Keep a log of every test, battery replacement, and charger inspection. When an inspector shows up, a tidy logbook shows you take safety seriously – and it helps you spot trends before they become failures.

Redundancy: Don’t Put All Your Eggs in One Basket

If your business runs 24/7, consider a dual‑battery setup. Two smaller batteries in parallel give you the same capacity as one big pack, but if one fails, the other can still keep the lights on. It also makes swapping a dead battery easier – you don’t have to shut down the whole system.

Integrate With Your Building Management System (BMS)

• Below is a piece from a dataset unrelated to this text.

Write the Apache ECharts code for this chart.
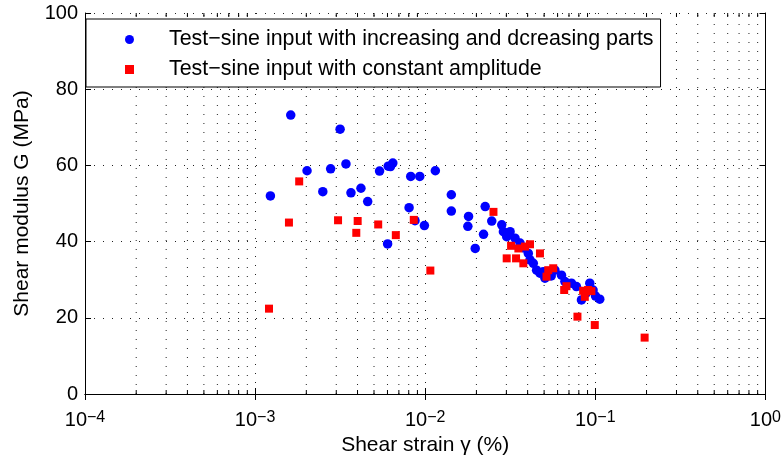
<!DOCTYPE html>
<html><head><meta charset="utf-8">
<script src="https://cdn.jsdelivr.net/npm/echarts@6/dist/echarts.min.js"></script>
<style>html,body{margin:0;padding:0;background:#fff}#c{width:784px;height:462px}</style>
</head><body><div id="c"></div>
<script>
// Shear strain (%) and shear modulus (MPa), series 1 (blue circles)
const blueStrain = [0.00123,0.00162,0.00202,0.00250,0.00278,0.00316,0.00342,0.00366,0.00419,0.00459,
  0.00539,0.00601,0.00606,0.00645,0.00625,0.00804,0.00822,0.00871,0.00929,0.00989,
  0.01147,0.01424,0.01424,0.01798,0.01781,0.01968,0.02202,0.02252,0.02461,0.02818,
  0.02882,0.03155,0.03013,0.03373,0.03609,0.04037,0.04131,0.04319,0.04516,0.04727,
  0.04943,0.05058,0.05786,0.06327,0.06624,0.07239,0.07745,0.08287,0.09279,0.09700,
  0.1062,0.08827,0.03826,0.05504,0.1003];
const blueModulus = [52.0,73.2,58.6,53.1,59.1,69.5,60.4,52.8,54.0,50.5,
  58.5,39.4,59.8,60.6,59.7,48.9,57.1,45.5,57.1,44.2,
  58.6,52.3,48.0,46.6,44.0,38.2,41.9,49.2,45.4,44.4,
  42.6,42.6,41.3,40.9,39.6,36.9,35.2,34.3,32.5,31.7,
  32.1,30.4,32.5,31.2,29.5,29.1,28.2,24.7,29.1,27.3,
  24.9,26.5,38.3,31.0,25.7];
// series 2 (red squares)
const redStrain = [0.001207,0.001581,0.001816,0.003073,0.003934,0.004008,0.005292,0.006718,0.008565,0.01072,
  0.02519,0.03013,0.03197,0.0342,0.03529,0.03775,0.03862,0.04131,0.04727,0.05287,
  0.05166,0.05656,0.06767,0.06561,0.08479,0.09067,0.08674,0.0948,0.07851,0.09927,0.1949];
const redModulus = [22.4,45.0,55.8,45.6,42.3,45.4,44.5,41.7,45.7,32.4,
  47.8,35.6,38.9,35.6,38.2,34.3,38.7,39.3,36.9,32.5,
  30.8,33.0,28.3,27.3,27.1,27.3,25.5,27.0,20.3,18.1,14.8];
const seriesNames = ['Test\u2212sine input with increasing and dcreasing parts','Test\u2212sine input with constant amplitude'];
const xTickExponents = ['\u22124','\u22123','\u22122','\u22121','0'];
const yRange = [0, 100];
const xDecades = [1e-4,1e-3,1e-2,1e-1];
const minorMultipliers = [2,3,4,5,6,7,8,9];

const xMinor = [];
xDecades.forEach(d=>minorMultipliers.forEach(k=>xMinor.push(+(d*k).toPrecision(3))));
const minorGridData = [];
xMinor.forEach(v=>{minorGridData.push([v,yRange[0]],[v,yRange[1]],[v,null]);});

const FONT = 'Liberation Sans';
const zip = (a,b)=>a.map((v,i)=>[v,b[i]]);
const dotted = {color:'#222', width:1, type:[1,8]};
const chart = echarts.init(document.getElementById('c'));
chart.setOption({
  animation:false,
  backgroundColor:'#fff',
  textStyle:{fontFamily:FONT},
  grid:{left:85,right:16,top:13,bottom:68},
  legend:{
    orient:'vertical', left:86, top:19,
    padding:[10,7,7,39], itemGap:9, itemWidth:9, itemHeight:9,
    backgroundColor:'#fff', borderColor:'#000', borderWidth:1,
    textStyle:{fontFamily:FONT, fontSize:21.4, color:'#000', padding:[0,0,0,30], lineHeight:21},
    data:[{name:seriesNames[0], icon:'circle'},{name:seriesNames[1], icon:'rect'}]
  },
  xAxis:[{
    type:'log', logBase:10, min:1e-4, max:1,
    name:'Shear strain \u03b3 (%)', nameLocation:'middle', nameGap:37,
    nameTextStyle:{fontFamily:FONT,fontSize:21,color:'#000'},
    axisLine:{lineStyle:{color:'#000',width:1}},
    axisTick:{inside:true,length:6,lineStyle:{color:'#000'}},
    axisLabel:{margin:16,color:'#000',fontFamily:FONT,
      formatter:v=>{const e=Math.round(Math.log10(v)); return '{b|10}{s|'+xTickExponents[e+4]+'}';},
      rich:{b:{fontSize:20,fontFamily:FONT,color:'#000',lineHeight:20,verticalAlign:'bottom'},
            s:{fontSize:16,fontFamily:FONT,color:'#000',lineHeight:4,verticalAlign:'top'}}},
    splitLine:{show:true,lineStyle:dotted}
  },{
    type:'log', logBase:10, min:1e-4, max:1, position:'top',
    axisLine:{lineStyle:{color:'#000',width:1}},
    axisTick:{inside:true,length:6,lineStyle:{color:'#000'}},
    axisLabel:{show:false}, splitLine:{show:false}
  }],
  yAxis:[{
    type:'value', min:yRange[0], max:yRange[1], interval:20,
    name:'Shear modulus G (MPa)', nameLocation:'middle', nameGap:52,
    nameTextStyle:{fontFamily:FONT,fontSize:21,color:'#000'},
    axisLine:{show:true,lineStyle:{color:'#000',width:1}},
    axisTick:{show:true,inside:true,length:6,lineStyle:{color:'#000'}},
    axisLabel:{margin:7,color:'#000',fontFamily:FONT,fontSize:20},
    splitLine:{show:true,lineStyle:dotted}
  },{
    type:'value', min:yRange[0], max:yRange[1], interval:20, position:'right',
    axisLine:{show:true,lineStyle:{color:'#000',width:1}},
    axisTick:{show:true,inside:true,length:6,lineStyle:{color:'#000'}},
    axisLabel:{show:false}, splitLine:{show:false}
  }],
  series:[
    {type:'line', name:'minorGrid', data:minorGridData, showSymbol:false, symbol:'none',
     connectNulls:false, silent:true, lineStyle:dotted, z:1},
    {type:'scatter', name:'minorTicksBottom', silent:true, symbol:'rect', symbolSize:[1,4], symbolOffset:[0,-2],
     itemStyle:{color:'#000',opacity:1}, data:xMinor.map(v=>[v,yRange[0]]), z:5},
    {type:'scatter', name:'minorTicksTop', silent:true, symbol:'rect', symbolSize:[1,4], symbolOffset:[0,2],
     itemStyle:{color:'#000',opacity:1}, data:xMinor.map(v=>[v,yRange[1]]), z:5},
    {type:'scatter', name:seriesNames[0], symbol:'circle', symbolSize:9.5,
     itemStyle:{color:'#0000ff',opacity:1}, data:zip(blueStrain,blueModulus), z:3},
    {type:'scatter', name:seriesNames[1], symbol:'rect', symbolSize:8,
     itemStyle:{color:'#ff0000',opacity:1}, data:zip(redStrain,redModulus), z:4}
  ]
});
</script></body></html>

Modern BMS platforms can monitor battery voltage, temperature, and load in real time. Setting up alerts for low voltage or high temperature lets you act before a full outage occurs. It’s a small investment that pays off in peace of mind.

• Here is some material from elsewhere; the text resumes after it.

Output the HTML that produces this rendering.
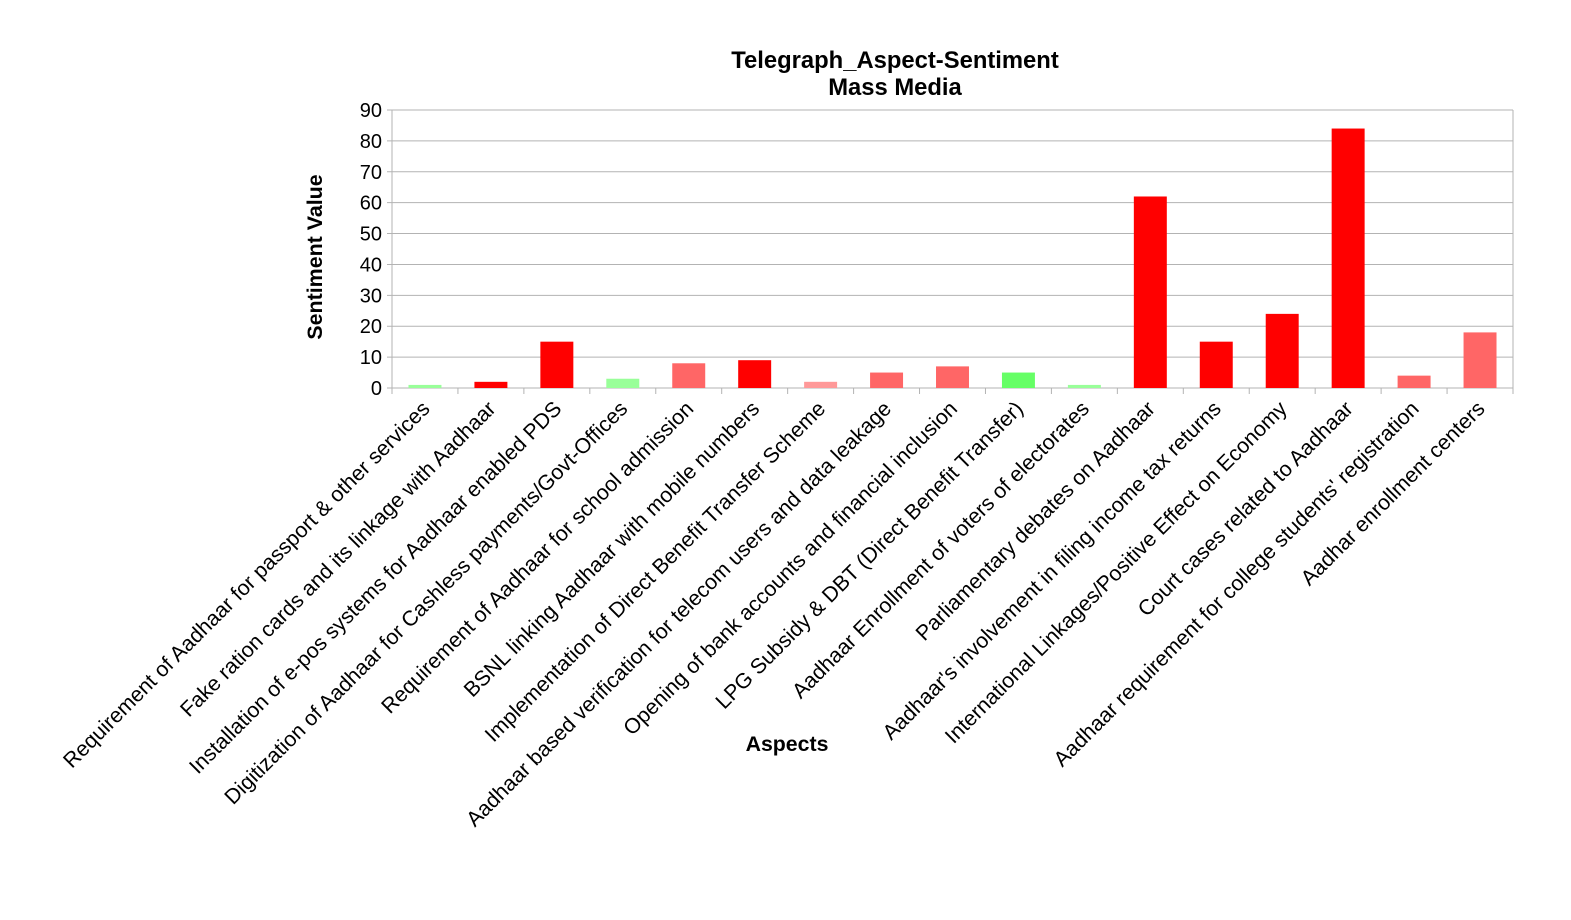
<!DOCTYPE html>
<html><head><meta charset="utf-8"><style>body{margin:0;background:#fff}svg{display:block;font-family:"Liberation Sans",sans-serif}</style></head>
<body>
<svg id="c" width="1571" height="920">
<text x="895" y="68" text-anchor="middle" font-size="23.8" font-weight="bold">Telegraph_Aspect-Sentiment</text>
<text x="895" y="95" text-anchor="middle" font-size="23.8" font-weight="bold">Mass Media</text>
<text transform="translate(322,257) rotate(-90)" text-anchor="middle" font-size="21.4" font-weight="bold">Sentiment Value</text>
<text x="787" y="751" text-anchor="middle" font-size="21.3" font-weight="bold">Aspects</text>
<g id="g"></g>
</svg>
<script>
const categories=["Requirement of Aadhaar for passport & other services","Fake ration cards and its linkage with Aadhaar","Installation of e-pos systems for Aadhaar enabled PDS","Digitization of Aadhaar for Cashless payments/Govt-Offices","Requirement of Aadhaar for school admission","BSNL linking Aadhaar with mobile numbers","Implementation of Direct Benefit Transfer Scheme","Aadhaar based verification for telecom users and data leakage","Opening of bank accounts and financial inclusion","LPG Subsidy & DBT (Direct Benefit Transfer)","Aadhaar Enrollment of voters of electorates","Parliamentary debates on Aadhaar","Aadhaar's involvement in filing income tax returns","International Linkages/Positive Effect on Economy","Court cases related to Aadhaar","Aadhaar requirement for college students' registration","Aadhar enrollment centers"];
const values=[1,2,15,3,8,9,2,5,7,5,1,62,15,24,84,4,18];
const colors=["#99ff99","#ff0000","#ff0000","#99ff99","#ff6666","#ff0000","#ff9999","#ff6666","#ff6666","#66ff66","#99ff99","#ff0000","#ff0000","#ff0000","#ff0000","#ff6666","#ff6666"];
const yTicks=[0,10,20,30,40,50,60,70,80,90];
const X0=392,X1=1513,Y0=388,Y1=110,ymax=90;
const bw=(X1-X0)/categories.length;
const ys=v=>Y0-(Y0-Y1)*v/ymax;
const xs=i=>X0+bw*i;
const g=document.getElementById('g');const NS="http://www.w3.org/2000/svg";
function mk(t,a){const e=document.createElementNS(NS,t);for(const k in a)e.setAttribute(k,a[k]);g.appendChild(e);return e;}
yTicks.forEach(t=>{
 const l=mk('line',{x1:X0-5,x2:X1,y1:ys(t),y2:ys(t),stroke:'#b3b3b3','stroke-width':1});
 
 
 const tx=mk('text',{x:382,y:ys(t)+7,'text-anchor':'end','font-size':20});tx.textContent=t;
 
 
});
const ax=mk('line',{x1:X0,x2:X0,y1:Y1,y2:Y0+5,stroke:'#b3b3b3'});


const ax2=mk('line',{x1:X1,x2:X1,y1:Y1,y2:Y0,stroke:'#b3b3b3'});


for(let i=0;i<=categories.length;i++){const t=mk('line',{x1:xs(i),x2:xs(i),y1:Y0,y2:Y0+6,stroke:'#b3b3b3'});
 
 }
categories.forEach((c,i)=>{
 const cx=xs(i)+bw/2,w=bw*0.5;
 const r=mk('rect',{x:cx-w/2,y:ys(values[i]),width:w,height:Y0-ys(values[i]),fill:colors[i]});
 
 
 const t=mk('text',{transform:`translate(${cx+6},${Y0+22}) rotate(-45)`,'text-anchor':'end','font-size':21.3});
 t.textContent=c;
 
 
});
</script>
</body></html>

Budgeting Tips: Get the Most Bang for Your Buck

Start with a load audit – you’ll avoid over‑buying battery capacity.
Buy a slightly larger charger – it can handle future expansions.
Consider a service contract – a yearly check can extend battery life by 20 %.
Look for rebates – many utilities offer incentives for energy‑efficient emergency lighting upgrades.

Final Thoughts

Designing a reliable power backup for emergency lights isn’t rocket science, but it does need a clear plan, the right parts, and disciplined maintenance. Start with a solid load calculation, pick a battery that fits your space and budget, protect the wiring with proper gauges and fuses, and never skip the testing routine. When the next storm rolls in, you’ll know your building will stay lit, your people will stay safe, and you’ll have one less thing to worry about.